Manufacturers have ramped up production of MLC-based solid-state drives (SSDs), and even major storage vendors that were once hesitant to use them are joining the ranks of earlier adopters such as IBM and Hewlett-Packard (HP) Co. Framingham, Mass.-based IDC predicts that MLC-based drives will command 52% of enterprise solid-state revenue next year and climb to 60% in 2013.
Jeff Janukowicz, research director of solid-state storage at IDC, said MLC-based SSDs have reached a point where they’re better able to handle the read/write mixes that traditional IT requires, thanks to advancements in their architectures, algorithms and controllers.
Online marketplace eBay Inc. turned heads this year with its 100 TB deployment of Nimbus Data Systems Inc.’s S-class solid-state storage, which uses a more industrial-strength flash variant known as enterprise MLC (eMLC).
One of the main distinctions between the different types of flash is endurance. The consensus is that SLC wears out after approximately 100,000 erase/write cycles, eMLC at 30,000 erase/write cycles and MLC at 10,000 or less.

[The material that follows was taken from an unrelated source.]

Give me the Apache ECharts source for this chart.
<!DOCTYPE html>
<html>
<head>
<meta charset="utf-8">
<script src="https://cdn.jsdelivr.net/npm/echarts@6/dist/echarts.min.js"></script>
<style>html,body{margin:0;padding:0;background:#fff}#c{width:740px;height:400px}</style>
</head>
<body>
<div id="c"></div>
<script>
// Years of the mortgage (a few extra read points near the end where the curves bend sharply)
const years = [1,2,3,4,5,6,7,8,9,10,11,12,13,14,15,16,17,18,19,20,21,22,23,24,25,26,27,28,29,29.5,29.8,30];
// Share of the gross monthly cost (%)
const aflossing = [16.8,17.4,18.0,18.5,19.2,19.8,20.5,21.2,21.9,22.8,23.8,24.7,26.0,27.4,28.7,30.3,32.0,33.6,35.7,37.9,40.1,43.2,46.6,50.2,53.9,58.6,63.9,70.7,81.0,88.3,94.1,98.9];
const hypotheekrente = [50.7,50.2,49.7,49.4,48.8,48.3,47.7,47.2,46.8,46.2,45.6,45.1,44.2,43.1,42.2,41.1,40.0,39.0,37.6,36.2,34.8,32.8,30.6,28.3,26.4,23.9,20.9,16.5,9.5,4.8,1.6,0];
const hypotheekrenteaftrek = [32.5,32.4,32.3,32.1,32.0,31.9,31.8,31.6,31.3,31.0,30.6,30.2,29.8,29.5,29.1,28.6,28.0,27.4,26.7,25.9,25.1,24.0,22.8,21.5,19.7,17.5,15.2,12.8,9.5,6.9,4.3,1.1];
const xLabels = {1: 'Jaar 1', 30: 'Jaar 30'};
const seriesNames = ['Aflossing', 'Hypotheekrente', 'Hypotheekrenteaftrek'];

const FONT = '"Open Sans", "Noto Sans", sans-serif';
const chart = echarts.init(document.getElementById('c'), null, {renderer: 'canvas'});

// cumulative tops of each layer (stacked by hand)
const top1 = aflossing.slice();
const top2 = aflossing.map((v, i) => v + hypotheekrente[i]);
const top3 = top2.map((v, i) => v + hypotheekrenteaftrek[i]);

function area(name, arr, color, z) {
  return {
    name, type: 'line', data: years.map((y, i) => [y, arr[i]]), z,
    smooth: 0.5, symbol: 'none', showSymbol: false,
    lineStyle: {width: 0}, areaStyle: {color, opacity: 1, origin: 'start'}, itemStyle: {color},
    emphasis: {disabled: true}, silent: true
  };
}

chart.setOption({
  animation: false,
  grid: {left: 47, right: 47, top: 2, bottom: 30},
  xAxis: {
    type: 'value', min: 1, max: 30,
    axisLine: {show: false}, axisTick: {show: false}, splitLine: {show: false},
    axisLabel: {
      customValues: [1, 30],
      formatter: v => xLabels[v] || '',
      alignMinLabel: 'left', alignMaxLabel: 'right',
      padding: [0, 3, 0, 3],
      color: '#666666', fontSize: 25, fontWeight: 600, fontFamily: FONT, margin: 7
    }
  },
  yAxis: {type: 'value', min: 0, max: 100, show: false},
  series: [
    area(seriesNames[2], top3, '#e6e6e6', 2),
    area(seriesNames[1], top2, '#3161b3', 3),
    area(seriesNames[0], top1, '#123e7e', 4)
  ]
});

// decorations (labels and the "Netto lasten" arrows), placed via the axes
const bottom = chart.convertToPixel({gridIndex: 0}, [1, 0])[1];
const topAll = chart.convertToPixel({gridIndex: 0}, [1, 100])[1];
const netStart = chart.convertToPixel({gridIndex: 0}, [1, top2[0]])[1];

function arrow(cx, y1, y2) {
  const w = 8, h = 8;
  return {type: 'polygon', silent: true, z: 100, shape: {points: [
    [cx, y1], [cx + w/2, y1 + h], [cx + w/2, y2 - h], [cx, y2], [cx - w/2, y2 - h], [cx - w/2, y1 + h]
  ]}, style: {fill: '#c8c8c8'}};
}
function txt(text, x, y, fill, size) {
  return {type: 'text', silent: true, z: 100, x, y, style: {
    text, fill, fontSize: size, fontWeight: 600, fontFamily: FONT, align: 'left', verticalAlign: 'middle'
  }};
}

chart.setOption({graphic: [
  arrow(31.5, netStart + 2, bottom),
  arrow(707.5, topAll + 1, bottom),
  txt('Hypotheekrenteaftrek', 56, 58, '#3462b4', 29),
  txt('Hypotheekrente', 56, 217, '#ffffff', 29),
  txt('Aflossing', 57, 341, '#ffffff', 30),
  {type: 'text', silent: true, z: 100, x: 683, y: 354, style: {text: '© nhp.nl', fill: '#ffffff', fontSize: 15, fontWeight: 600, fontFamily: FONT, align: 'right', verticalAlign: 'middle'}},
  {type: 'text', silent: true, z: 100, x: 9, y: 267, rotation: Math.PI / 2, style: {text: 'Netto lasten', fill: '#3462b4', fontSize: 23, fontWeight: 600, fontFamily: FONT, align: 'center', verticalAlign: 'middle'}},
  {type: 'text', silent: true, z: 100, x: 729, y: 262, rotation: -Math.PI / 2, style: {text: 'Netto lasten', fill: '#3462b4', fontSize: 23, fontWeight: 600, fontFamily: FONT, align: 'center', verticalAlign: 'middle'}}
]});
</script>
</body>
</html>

But the differentials are becoming less important as the MLC drive and third-party controller vendors make improvements.
“These controller manufacturers have found that they can actually watch the flash’s behavior, and as long as they keep track of every single block and how it performs, they can use certain blocks well beyond the 10,000 limit and up into the hundreds of thousands of uses,” said Jim Handy, founder and chief analyst at Object Analysis in Los Gatos, Calif.

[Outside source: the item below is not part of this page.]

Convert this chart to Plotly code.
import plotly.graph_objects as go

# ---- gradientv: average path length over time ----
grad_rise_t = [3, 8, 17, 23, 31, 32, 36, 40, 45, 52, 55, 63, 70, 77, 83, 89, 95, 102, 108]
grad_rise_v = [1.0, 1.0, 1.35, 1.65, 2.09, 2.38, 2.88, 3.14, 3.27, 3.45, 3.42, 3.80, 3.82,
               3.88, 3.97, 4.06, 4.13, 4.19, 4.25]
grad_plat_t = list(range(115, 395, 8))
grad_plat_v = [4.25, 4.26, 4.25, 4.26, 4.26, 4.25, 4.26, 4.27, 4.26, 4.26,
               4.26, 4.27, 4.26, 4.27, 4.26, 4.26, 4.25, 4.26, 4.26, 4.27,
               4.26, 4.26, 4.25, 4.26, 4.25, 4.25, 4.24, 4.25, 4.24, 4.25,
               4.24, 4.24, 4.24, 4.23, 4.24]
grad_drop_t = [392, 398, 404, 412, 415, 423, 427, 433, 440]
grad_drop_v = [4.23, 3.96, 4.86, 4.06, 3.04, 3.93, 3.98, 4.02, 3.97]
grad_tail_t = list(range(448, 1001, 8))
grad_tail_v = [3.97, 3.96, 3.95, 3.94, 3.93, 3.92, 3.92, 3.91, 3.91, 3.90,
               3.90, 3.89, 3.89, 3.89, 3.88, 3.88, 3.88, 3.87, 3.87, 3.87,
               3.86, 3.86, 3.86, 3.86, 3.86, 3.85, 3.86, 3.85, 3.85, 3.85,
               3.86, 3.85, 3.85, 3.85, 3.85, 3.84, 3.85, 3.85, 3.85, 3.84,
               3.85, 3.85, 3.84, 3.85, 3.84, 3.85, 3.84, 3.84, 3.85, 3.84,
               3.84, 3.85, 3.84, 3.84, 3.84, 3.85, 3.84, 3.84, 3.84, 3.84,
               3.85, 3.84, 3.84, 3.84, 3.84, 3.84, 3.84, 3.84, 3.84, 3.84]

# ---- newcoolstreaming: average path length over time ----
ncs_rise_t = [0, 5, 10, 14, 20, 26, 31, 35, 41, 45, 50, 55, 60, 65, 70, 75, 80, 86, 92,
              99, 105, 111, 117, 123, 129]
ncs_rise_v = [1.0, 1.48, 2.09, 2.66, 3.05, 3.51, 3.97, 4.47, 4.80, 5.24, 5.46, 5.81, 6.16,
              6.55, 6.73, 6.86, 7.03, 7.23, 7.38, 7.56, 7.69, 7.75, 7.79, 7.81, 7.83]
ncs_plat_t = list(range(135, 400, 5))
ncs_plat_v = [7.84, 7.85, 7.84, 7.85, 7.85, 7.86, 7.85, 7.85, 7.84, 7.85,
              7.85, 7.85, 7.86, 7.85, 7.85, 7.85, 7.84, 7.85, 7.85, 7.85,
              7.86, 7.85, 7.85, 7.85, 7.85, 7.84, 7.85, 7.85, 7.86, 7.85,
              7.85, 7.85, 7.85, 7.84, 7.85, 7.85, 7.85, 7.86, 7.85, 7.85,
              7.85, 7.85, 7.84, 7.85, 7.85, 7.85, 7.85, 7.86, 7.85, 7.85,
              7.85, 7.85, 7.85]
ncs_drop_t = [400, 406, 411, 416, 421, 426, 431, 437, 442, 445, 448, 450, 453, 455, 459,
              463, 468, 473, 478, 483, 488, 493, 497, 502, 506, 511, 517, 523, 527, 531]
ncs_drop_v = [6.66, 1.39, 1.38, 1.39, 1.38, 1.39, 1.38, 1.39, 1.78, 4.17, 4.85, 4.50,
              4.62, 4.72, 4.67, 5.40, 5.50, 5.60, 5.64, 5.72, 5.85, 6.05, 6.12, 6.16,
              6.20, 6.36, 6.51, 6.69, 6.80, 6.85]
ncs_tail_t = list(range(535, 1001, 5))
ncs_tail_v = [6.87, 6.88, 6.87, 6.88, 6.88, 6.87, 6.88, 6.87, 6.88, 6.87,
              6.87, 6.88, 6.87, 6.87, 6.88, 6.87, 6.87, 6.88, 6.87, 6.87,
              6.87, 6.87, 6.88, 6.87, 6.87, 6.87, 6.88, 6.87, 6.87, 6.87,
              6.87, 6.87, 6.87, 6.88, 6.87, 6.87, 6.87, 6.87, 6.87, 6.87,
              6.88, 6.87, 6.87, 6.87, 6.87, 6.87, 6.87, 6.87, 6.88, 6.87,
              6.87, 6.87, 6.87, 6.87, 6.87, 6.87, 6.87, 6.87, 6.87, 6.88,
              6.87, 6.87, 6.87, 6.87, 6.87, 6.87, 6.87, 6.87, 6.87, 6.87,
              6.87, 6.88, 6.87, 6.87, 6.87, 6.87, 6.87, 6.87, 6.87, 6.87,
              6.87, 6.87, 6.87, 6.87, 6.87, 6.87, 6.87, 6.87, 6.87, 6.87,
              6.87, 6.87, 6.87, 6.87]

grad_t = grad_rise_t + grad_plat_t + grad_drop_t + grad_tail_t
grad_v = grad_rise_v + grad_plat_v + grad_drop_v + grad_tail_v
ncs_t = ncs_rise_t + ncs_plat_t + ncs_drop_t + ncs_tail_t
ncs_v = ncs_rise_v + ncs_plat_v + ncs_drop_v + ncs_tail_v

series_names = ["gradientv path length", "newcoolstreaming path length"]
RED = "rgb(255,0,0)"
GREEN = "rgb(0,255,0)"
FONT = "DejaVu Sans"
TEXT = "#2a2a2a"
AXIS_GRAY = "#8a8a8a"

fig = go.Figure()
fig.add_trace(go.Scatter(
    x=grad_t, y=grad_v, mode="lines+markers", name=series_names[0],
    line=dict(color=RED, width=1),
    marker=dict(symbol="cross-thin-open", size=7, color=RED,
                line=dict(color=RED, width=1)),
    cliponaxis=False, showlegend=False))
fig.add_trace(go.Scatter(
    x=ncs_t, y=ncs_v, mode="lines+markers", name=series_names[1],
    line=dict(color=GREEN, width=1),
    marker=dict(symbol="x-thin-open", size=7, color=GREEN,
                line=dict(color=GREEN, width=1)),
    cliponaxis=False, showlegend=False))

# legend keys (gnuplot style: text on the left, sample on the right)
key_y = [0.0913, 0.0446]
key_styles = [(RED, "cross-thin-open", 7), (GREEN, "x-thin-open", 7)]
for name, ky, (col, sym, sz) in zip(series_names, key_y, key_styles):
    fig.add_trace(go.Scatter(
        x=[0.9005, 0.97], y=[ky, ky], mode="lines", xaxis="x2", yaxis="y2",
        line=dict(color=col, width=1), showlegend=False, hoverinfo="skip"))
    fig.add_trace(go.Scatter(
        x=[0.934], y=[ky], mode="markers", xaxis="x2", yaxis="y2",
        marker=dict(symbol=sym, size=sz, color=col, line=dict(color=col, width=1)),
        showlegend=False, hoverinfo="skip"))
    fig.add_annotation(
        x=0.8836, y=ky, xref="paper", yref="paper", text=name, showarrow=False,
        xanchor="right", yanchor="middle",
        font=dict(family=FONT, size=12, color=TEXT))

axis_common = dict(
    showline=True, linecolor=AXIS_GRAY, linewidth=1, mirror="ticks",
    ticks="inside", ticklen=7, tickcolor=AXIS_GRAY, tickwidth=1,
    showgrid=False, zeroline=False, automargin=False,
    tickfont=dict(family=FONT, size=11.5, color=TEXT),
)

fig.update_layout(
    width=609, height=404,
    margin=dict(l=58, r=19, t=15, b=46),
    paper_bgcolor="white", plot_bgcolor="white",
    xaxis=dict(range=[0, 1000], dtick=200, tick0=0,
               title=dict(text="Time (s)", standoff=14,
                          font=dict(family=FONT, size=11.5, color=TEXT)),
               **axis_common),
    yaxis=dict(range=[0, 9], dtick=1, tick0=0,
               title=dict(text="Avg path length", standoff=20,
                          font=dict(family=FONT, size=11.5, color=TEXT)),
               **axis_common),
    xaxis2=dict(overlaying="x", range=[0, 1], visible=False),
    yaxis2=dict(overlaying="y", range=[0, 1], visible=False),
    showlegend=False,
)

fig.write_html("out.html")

Even the erase/write differential between eMLC and MLC is starting to become less of an advantage, and eMLC doesn’t appear to be gaining the level of popularity the industry expected, according to Handy.
“eMLC costs more than MLC and it’s slower,” he said, “and since everybody is buying SSDs for speed, a slower solution is a really tough sell.”
Dan Mulkiewicz, IT director at Carlsbad, Calif.-based High Moon Studios, a division of Activision Blizzard Inc., which produces popular video games such as “World of Warcraft” and “Guitar Hero,” said even the least expensive MLC SSDs have performed impressively.
High Moon started with 10 MLC-based SSDs nearly three years ago in workstations, and soon added another 60 or 70 after application build times dropped from 30 or 40 minutes to four minutes.
“I had to come up with a cheap solution, and we took a chance, and it paid off,” Mulkiewicz said, noting that SLC flash never became a consideration.
He said the failure rate on the workstations’ MLC drives was less than 5%, and manufacturer warranties have improved from a year to three years, comparable to that of hard drives.
So, Mulkiewicz had no qualms using an MLC-based cache from GridIron Systems Inc. to address an I/O bottleneck with his VMware server farm. Mulkiewicz was impressed with the dramatic performance boost. In worst-case scenarios, programmers and artists once waited 70 minutes for the code to recompile after they submitted a change. With the MLC-based cache, the wait fell to less than 10 minutes.
“We’re not only comfortable with [MLC] now,” Mulkiewicz said, “we’re dependent on it.”